Kellen Stancil, a Broadway Bares veteran and resident dance supervisor for the national tour of The Lion King, returns to direct. Joining Stancil as associate director is Paula DeLuise, with assistant director Savannah Joy Cobb. Mitchell and Nick Kenkel, a longtime Broadway Bares director and performer, are executive producers.
The choreographers, alongside Stancil, DeLuise and Cobb, are John Alix, Mike Baerga, Jessica Castro, Armando Farfan Jr., Billy Griffin, Miles Keeney, Nick Kenkel, Tanner Lane, Reed Luplau, Sarah Meahl, Jenny Oehlwein, Julius Anthony Rubio and Shani Talmor.
Last year’s edition took audiences on an over-the-rainbow romp down the yellow brick road.

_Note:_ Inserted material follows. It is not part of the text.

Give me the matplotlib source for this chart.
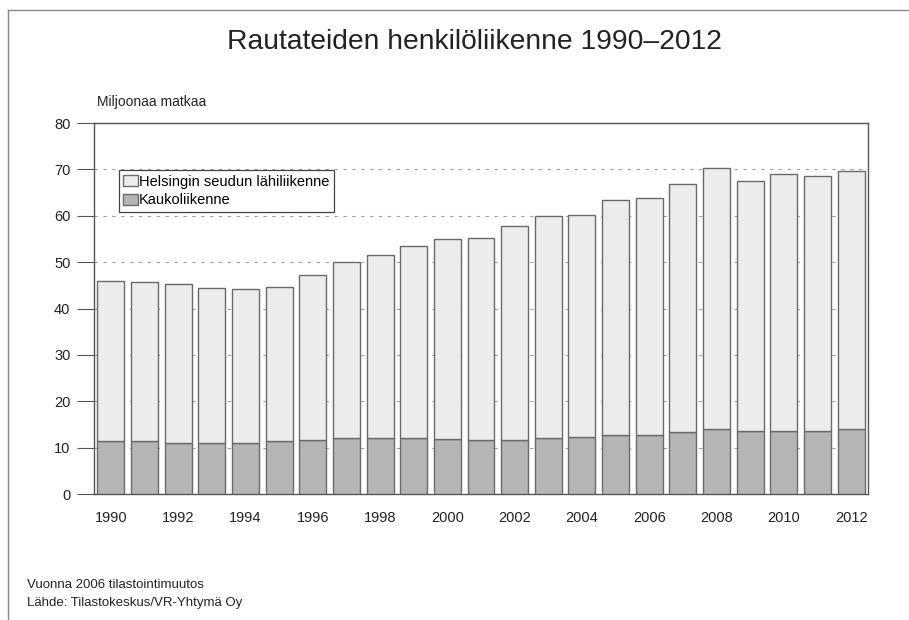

Broadway Bares: Come Out, Come Out raised a record $2.4 million, bringing Bares’ lifetime total to more than $31 million for Broadway Cares/Equity Fights AIDS.
Broadway Cares/Equity Fights AIDS, the philanthropic heart of Broadway, is one of the nation’s leading industry-based, nonprofit AIDS fundraising and grant-making organizations. By drawing upon the talents, resources and generosity of the American theater community, since 1988 Broadway Cares/Equity Fights AIDS has awarded more than $300 million for essential services for people with HIV/AIDS and other critical illnesses across the United States.